TASK: Can you write out all the lines word for word, with no pictures?

DATASET EXCERPT:
BEGIN

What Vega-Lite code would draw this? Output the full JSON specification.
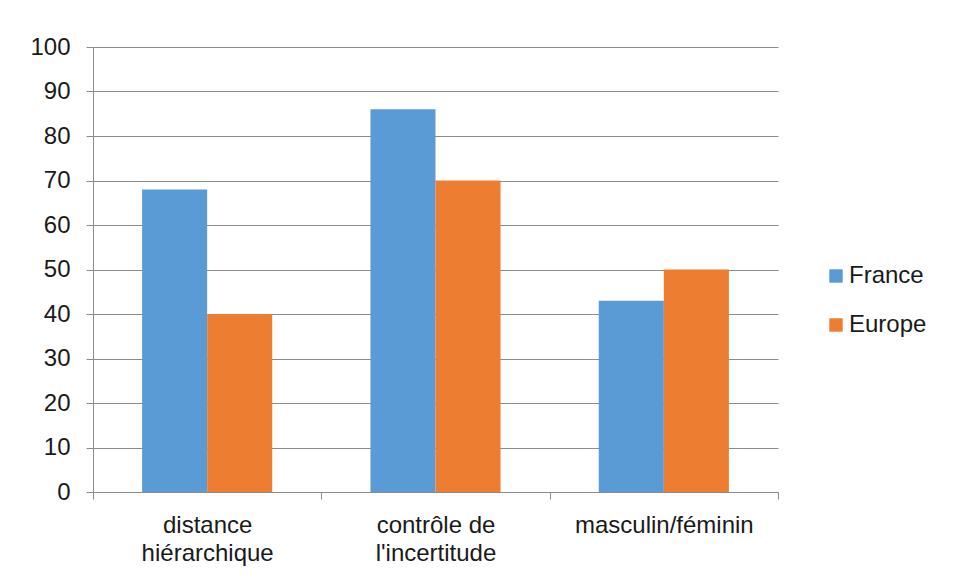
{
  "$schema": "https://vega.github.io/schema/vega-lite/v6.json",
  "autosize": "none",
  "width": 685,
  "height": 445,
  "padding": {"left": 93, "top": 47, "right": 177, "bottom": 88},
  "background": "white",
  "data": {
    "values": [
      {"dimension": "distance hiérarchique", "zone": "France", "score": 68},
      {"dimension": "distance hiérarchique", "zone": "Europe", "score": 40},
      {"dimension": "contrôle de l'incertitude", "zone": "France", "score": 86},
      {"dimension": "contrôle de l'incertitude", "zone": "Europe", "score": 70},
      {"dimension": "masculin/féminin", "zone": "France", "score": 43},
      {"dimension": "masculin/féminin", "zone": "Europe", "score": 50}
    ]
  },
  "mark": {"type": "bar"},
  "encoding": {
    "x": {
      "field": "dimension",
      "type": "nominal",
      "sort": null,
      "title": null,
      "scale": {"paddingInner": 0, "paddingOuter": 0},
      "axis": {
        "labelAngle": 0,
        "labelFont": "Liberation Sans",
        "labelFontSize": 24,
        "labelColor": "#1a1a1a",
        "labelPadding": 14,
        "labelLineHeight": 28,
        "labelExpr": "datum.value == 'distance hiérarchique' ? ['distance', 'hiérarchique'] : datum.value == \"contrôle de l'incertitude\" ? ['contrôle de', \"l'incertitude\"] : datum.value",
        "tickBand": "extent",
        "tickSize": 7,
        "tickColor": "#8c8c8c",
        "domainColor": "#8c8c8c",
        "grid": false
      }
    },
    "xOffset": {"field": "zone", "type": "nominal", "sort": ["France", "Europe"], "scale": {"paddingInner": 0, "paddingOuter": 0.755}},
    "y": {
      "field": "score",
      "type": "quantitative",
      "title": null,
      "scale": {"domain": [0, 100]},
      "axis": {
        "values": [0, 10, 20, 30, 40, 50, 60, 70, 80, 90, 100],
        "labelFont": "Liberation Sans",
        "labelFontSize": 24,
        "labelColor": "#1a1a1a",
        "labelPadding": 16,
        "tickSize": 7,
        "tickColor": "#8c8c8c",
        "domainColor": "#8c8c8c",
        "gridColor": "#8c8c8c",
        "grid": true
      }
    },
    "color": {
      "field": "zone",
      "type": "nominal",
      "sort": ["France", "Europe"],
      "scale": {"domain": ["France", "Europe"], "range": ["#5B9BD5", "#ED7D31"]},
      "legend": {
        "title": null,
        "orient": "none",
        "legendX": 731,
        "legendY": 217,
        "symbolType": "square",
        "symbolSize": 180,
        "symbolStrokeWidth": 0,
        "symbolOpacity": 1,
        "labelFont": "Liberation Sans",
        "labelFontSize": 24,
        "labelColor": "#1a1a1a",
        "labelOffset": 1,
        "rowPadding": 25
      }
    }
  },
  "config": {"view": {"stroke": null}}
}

END

CORRECT RESPONSE:
What Vega-Lite code would draw this? Output the full JSON specification.
{
  "$schema": "https://vega.github.io/schema/vega-lite/v6.json",
  "autosize": "none",
  "width": 685,
  "height": 445,
  "padding": {"left": 93, "top": 47, "right": 177, "bottom": 88},
  "background": "white",
  "data": {
    "values": [
      {"dimension": "distance hiérarchique", "zone": "France", "score": 68},
      {"dimension": "distance hiérarchique", "zone": "Europe", "score": 40},
      {"dimension": "contrôle de l'incertitude", "zone": "France", "score": 86},
      {"dimension": "contrôle de l'incertitude", "zone": "Europe", "score": 70},
      {"dimension": "masculin/féminin", "zone": "France", "score": 43},
      {"dimension": "masculin/féminin", "zone": "Europe", "score": 50}
    ]
  },
  "mark": {"type": "bar"},
  "encoding": {
    "x": {
      "field": "dimension",
      "type": "nominal",
      "sort": null,
      "title": null,
      "scale": {"paddingInner": 0, "paddingOuter": 0},
      "axis": {
        "labelAngle": 0,
        "labelFont": "Liberation Sans",
        "labelFontSize": 24,
        "labelColor": "#1a1a1a",
        "labelPadding": 14,
        "labelLineHeight": 28,
        "labelExpr": "datum.value == 'distance hiérarchique' ? ['distance', 'hiérarchique'] : datum.value == \"contrôle de l'incertitude\" ? ['contrôle de', \"l'incertitude\"] : datum.value",
        "tickBand": "extent",
        "tickSize": 7,
        "tickColor": "#8c8c8c",
        "domainColor": "#8c8c8c",
        "grid": false
      }
    },
    "xOffset": {"field": "zone", "type": "nominal", "sort": ["France", "Europe"], "scale": {"paddingInner": 0, "paddingOuter": 0.755}},
    "y": {
      "field": "score",
      "type": "quantitative",
      "title": null,
      "scale": {"domain": [0, 100]},
      "axis": {
        "values": [0, 10, 20, 30, 40, 50, 60, 70, 80, 90, 100],
        "labelFont": "Liberation Sans",
        "labelFontSize": 24,
        "labelColor": "#1a1a1a",
        "labelPadding": 16,
        "tickSize": 7,
        "tickColor": "#8c8c8c",
        "domainColor": "#8c8c8c",
        "gridColor": "#8c8c8c",
        "grid": true
      }
    },
    "color": {
      "field": "zone",
      "type": "nominal",
      "sort": ["France", "Europe"],
      "scale": {"domain": ["France", "Europe"], "range": ["#5B9BD5", "#ED7D31"]},
      "legend": {
        "title": null,
        "orient": "none",
        "legendX": 731,
        "legendY": 217,
        "symbolType": "square",
        "symbolSize": 180,
        "symbolStrokeWidth": 0,
        "symbolOpacity": 1,
        "labelFont": "Liberation Sans",
        "labelFontSize": 24,
        "labelColor": "#1a1a1a",
        "labelOffset": 1,
        "rowPadding": 25
      }
    }
  },
  "config": {"view": {"stroke": null}}
}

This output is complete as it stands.